▶ [Task brief]: Carry none of the pictures over; set down the material below exactly.

[Plotting code records]
* * *

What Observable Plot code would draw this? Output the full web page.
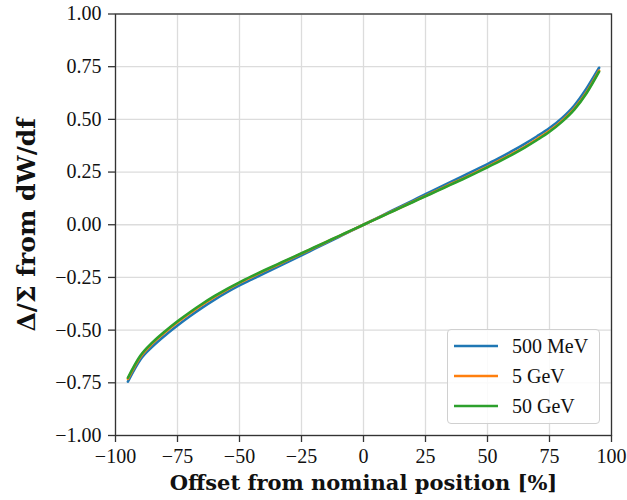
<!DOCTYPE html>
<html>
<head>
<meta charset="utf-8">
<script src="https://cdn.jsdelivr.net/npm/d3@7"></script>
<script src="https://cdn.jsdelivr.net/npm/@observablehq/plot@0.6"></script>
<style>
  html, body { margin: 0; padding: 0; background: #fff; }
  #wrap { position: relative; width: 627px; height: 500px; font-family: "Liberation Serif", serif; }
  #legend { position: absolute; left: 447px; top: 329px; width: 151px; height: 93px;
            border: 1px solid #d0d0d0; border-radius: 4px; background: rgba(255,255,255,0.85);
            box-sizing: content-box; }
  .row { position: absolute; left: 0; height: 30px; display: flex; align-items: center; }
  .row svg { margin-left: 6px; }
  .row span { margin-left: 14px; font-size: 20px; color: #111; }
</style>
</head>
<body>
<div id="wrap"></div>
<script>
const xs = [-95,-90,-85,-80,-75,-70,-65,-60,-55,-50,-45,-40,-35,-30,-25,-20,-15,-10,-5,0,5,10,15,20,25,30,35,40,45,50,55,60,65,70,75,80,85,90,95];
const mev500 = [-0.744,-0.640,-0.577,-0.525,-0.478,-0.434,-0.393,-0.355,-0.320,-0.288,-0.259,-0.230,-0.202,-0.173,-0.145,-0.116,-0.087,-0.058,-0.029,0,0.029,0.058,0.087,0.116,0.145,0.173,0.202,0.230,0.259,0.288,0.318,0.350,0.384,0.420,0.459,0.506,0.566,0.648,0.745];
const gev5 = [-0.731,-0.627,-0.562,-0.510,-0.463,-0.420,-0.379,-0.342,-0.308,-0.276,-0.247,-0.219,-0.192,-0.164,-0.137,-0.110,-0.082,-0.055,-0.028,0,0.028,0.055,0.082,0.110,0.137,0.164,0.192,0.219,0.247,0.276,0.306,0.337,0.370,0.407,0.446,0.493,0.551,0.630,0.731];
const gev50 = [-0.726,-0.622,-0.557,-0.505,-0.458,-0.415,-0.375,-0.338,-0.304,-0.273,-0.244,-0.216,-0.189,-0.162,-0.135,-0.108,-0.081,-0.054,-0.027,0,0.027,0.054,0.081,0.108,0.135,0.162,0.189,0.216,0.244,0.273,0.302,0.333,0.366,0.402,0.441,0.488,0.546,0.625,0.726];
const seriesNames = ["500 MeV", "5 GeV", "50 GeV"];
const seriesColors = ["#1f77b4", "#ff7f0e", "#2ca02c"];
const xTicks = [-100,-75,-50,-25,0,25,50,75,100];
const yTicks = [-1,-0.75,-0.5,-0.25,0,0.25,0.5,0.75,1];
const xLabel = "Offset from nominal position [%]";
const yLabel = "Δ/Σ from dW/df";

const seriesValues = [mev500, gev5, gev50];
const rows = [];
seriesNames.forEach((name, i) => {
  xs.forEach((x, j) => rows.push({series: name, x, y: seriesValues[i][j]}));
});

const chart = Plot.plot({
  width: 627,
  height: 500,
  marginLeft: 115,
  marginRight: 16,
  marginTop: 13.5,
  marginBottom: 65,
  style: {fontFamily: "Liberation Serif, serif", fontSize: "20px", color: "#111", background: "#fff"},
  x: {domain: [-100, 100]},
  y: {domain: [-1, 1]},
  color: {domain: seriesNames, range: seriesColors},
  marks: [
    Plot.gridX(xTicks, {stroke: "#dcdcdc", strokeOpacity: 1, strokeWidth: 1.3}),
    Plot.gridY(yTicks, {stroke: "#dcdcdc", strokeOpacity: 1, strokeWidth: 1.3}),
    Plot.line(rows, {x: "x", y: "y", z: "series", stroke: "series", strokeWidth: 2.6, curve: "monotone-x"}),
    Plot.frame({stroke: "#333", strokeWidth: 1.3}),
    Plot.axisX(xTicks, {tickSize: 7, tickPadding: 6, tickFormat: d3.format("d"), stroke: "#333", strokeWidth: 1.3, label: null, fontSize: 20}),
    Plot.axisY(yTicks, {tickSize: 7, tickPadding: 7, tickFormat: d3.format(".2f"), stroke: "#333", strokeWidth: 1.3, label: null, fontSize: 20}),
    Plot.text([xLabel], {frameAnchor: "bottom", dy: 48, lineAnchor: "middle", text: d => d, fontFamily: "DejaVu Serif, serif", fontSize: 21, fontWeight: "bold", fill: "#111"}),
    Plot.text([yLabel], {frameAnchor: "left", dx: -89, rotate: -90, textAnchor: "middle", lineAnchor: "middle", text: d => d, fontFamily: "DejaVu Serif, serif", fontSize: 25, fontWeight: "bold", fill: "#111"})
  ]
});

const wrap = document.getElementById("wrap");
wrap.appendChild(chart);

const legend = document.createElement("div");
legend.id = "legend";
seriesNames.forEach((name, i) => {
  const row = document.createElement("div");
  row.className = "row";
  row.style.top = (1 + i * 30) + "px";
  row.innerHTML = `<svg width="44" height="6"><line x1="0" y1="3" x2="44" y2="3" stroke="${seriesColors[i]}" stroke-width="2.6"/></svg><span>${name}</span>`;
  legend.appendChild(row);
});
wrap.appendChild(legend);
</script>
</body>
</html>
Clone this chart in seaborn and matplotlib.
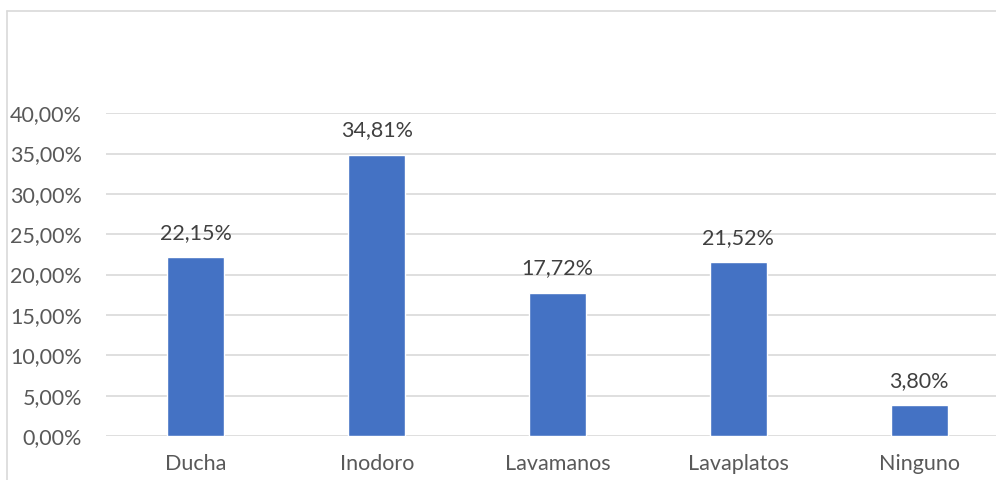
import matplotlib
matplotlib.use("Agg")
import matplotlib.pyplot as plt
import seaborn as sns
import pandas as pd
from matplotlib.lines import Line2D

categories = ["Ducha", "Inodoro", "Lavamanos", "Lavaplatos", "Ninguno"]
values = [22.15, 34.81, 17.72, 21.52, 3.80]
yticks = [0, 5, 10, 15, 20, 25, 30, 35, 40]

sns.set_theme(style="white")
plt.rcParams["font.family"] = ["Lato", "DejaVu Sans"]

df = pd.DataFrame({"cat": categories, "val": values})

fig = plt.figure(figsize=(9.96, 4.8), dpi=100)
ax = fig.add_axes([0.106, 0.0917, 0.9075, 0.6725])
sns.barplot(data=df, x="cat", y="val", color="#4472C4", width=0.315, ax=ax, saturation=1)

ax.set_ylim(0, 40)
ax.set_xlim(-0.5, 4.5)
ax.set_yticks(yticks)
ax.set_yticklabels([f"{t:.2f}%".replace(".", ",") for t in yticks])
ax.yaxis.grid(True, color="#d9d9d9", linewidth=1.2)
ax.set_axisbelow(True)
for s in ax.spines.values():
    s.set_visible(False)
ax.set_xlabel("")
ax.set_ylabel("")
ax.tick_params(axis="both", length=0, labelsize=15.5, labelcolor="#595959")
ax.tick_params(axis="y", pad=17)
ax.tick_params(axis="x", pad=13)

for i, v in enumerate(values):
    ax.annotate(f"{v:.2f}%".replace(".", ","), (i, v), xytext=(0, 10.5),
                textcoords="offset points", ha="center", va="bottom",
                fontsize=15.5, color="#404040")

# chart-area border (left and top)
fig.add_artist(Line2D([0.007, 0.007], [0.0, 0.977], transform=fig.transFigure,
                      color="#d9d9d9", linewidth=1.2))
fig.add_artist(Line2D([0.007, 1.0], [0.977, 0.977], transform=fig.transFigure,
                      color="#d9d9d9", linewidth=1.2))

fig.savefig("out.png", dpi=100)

* * *

▶ [Correct output]:
What Observable Plot code would draw this? Output the full web page.
<!DOCTYPE html>
<html>
<head>
<meta charset="utf-8">
<script src="https://cdn.jsdelivr.net/npm/d3@7"></script>
<script src="https://cdn.jsdelivr.net/npm/@observablehq/plot@0.6"></script>
<style>
  html, body { margin: 0; padding: 0; background: #fff; }
  #wrap { position: relative; width: 627px; height: 500px; font-family: "Liberation Serif", serif; }
  #legend { position: absolute; left: 447px; top: 329px; width: 151px; height: 93px;
            border: 1px solid #d0d0d0; border-radius: 4px; background: rgba(255,255,255,0.85);
            box-sizing: content-box; }
  .row { position: absolute; left: 0; height: 30px; display: flex; align-items: center; }
  .row svg { margin-left: 6px; }
  .row span { margin-left: 14px; font-size: 20px; color: #111; }
</style>
</head>
<body>
<div id="wrap"></div>
<script>
const xs = [-95,-90,-85,-80,-75,-70,-65,-60,-55,-50,-45,-40,-35,-30,-25,-20,-15,-10,-5,0,5,10,15,20,25,30,35,40,45,50,55,60,65,70,75,80,85,90,95];
const mev500 = [-0.744,-0.640,-0.577,-0.525,-0.478,-0.434,-0.393,-0.355,-0.320,-0.288,-0.259,-0.230,-0.202,-0.173,-0.145,-0.116,-0.087,-0.058,-0.029,0,0.029,0.058,0.087,0.116,0.145,0.173,0.202,0.230,0.259,0.288,0.318,0.350,0.384,0.420,0.459,0.506,0.566,0.648,0.745];
const gev5 = [-0.731,-0.627,-0.562,-0.510,-0.463,-0.420,-0.379,-0.342,-0.308,-0.276,-0.247,-0.219,-0.192,-0.164,-0.137,-0.110,-0.082,-0.055,-0.028,0,0.028,0.055,0.082,0.110,0.137,0.164,0.192,0.219,0.247,0.276,0.306,0.337,0.370,0.407,0.446,0.493,0.551,0.630,0.731];
const gev50 = [-0.726,-0.622,-0.557,-0.505,-0.458,-0.415,-0.375,-0.338,-0.304,-0.273,-0.244,-0.216,-0.189,-0.162,-0.135,-0.108,-0.081,-0.054,-0.027,0,0.027,0.054,0.081,0.108,0.135,0.162,0.189,0.216,0.244,0.273,0.302,0.333,0.366,0.402,0.441,0.488,0.546,0.625,0.726];
const seriesNames = ["500 MeV", "5 GeV", "50 GeV"];
const seriesColors = ["#1f77b4", "#ff7f0e", "#2ca02c"];
const xTicks = [-100,-75,-50,-25,0,25,50,75,100];
const yTicks = [-1,-0.75,-0.5,-0.25,0,0.25,0.5,0.75,1];
const xLabel = "Offset from nominal position [%]";
const yLabel = "Δ/Σ from dW/df";

const seriesValues = [mev500, gev5, gev50];
const rows = [];
seriesNames.forEach((name, i) => {
  xs.forEach((x, j) => rows.push({series: name, x, y: seriesValues[i][j]}));
});

const chart = Plot.plot({
  width: 627,
  height: 500,
  marginLeft: 115,
  marginRight: 16,
  marginTop: 13.5,
  marginBottom: 65,
  style: {fontFamily: "Liberation Serif, serif", fontSize: "20px", color: "#111", background: "#fff"},
  x: {domain: [-100, 100]},
  y: {domain: [-1, 1]},
  color: {domain: seriesNames, range: seriesColors},
  marks: [
    Plot.gridX(xTicks, {stroke: "#dcdcdc", strokeOpacity: 1, strokeWidth: 1.3}),
    Plot.gridY(yTicks, {stroke: "#dcdcdc", strokeOpacity: 1, strokeWidth: 1.3}),
    Plot.line(rows, {x: "x", y: "y", z: "series", stroke: "series", strokeWidth: 2.6, curve: "monotone-x"}),
    Plot.frame({stroke: "#333", strokeWidth: 1.3}),
    Plot.axisX(xTicks, {tickSize: 7, tickPadding: 6, tickFormat: d3.format("d"), stroke: "#333", strokeWidth: 1.3, label: null, fontSize: 20}),
    Plot.axisY(yTicks, {tickSize: 7, tickPadding: 7, tickFormat: d3.format(".2f"), stroke: "#333", strokeWidth: 1.3, label: null, fontSize: 20}),
    Plot.text([xLabel], {frameAnchor: "bottom", dy: 48, lineAnchor: "middle", text: d => d, fontFamily: "DejaVu Serif, serif", fontSize: 21, fontWeight: "bold", fill: "#111"}),
    Plot.text([yLabel], {frameAnchor: "left", dx: -89, rotate: -90, textAnchor: "middle", lineAnchor: "middle", text: d => d, fontFamily: "DejaVu Serif, serif", fontSize: 25, fontWeight: "bold", fill: "#111"})
  ]
});

const wrap = document.getElementById("wrap");
wrap.appendChild(chart);

const legend = document.createElement("div");
legend.id = "legend";
seriesNames.forEach((name, i) => {
  const row = document.createElement("div");
  row.className = "row";
  row.style.top = (1 + i * 30) + "px";
  row.innerHTML = `<svg width="44" height="6"><line x1="0" y1="3" x2="44" y2="3" stroke="${seriesColors[i]}" stroke-width="2.6"/></svg><span>${name}</span>`;
  legend.appendChild(row);
});
wrap.appendChild(legend);
</script>
</body>
</html>
Clone this chart in seaborn and matplotlib.
import matplotlib
matplotlib.use("Agg")
import matplotlib.pyplot as plt
import seaborn as sns
import pandas as pd
from matplotlib.lines import Line2D

categories = ["Ducha", "Inodoro", "Lavamanos", "Lavaplatos", "Ninguno"]
values = [22.15, 34.81, 17.72, 21.52, 3.80]
yticks = [0, 5, 10, 15, 20, 25, 30, 35, 40]

sns.set_theme(style="white")
plt.rcParams["font.family"] = ["Lato", "DejaVu Sans"]

df = pd.DataFrame({"cat": categories, "val": values})

fig = plt.figure(figsize=(9.96, 4.8), dpi=100)
ax = fig.add_axes([0.106, 0.0917, 0.9075, 0.6725])
sns.barplot(data=df, x="cat", y="val", color="#4472C4", width=0.315, ax=ax, saturation=1)

ax.set_ylim(0, 40)
ax.set_xlim(-0.5, 4.5)
ax.set_yticks(yticks)
ax.set_yticklabels([f"{t:.2f}%".replace(".", ",") for t in yticks])
ax.yaxis.grid(True, color="#d9d9d9", linewidth=1.2)
ax.set_axisbelow(True)
for s in ax.spines.values():
    s.set_visible(False)
ax.set_xlabel("")
ax.set_ylabel("")
ax.tick_params(axis="both", length=0, labelsize=15.5, labelcolor="#595959")
ax.tick_params(axis="y", pad=17)
ax.tick_params(axis="x", pad=13)

for i, v in enumerate(values):
    ax.annotate(f"{v:.2f}%".replace(".", ","), (i, v), xytext=(0, 10.5),
                textcoords="offset points", ha="center", va="bottom",
                fontsize=15.5, color="#404040")

# chart-area border (left and top)
fig.add_artist(Line2D([0.007, 0.007], [0.0, 0.977], transform=fig.transFigure,
                      color="#d9d9d9", linewidth=1.2))
fig.add_artist(Line2D([0.007, 1.0], [0.977, 0.977], transform=fig.transFigure,
                      color="#d9d9d9", linewidth=1.2))

fig.savefig("out.png", dpi=100)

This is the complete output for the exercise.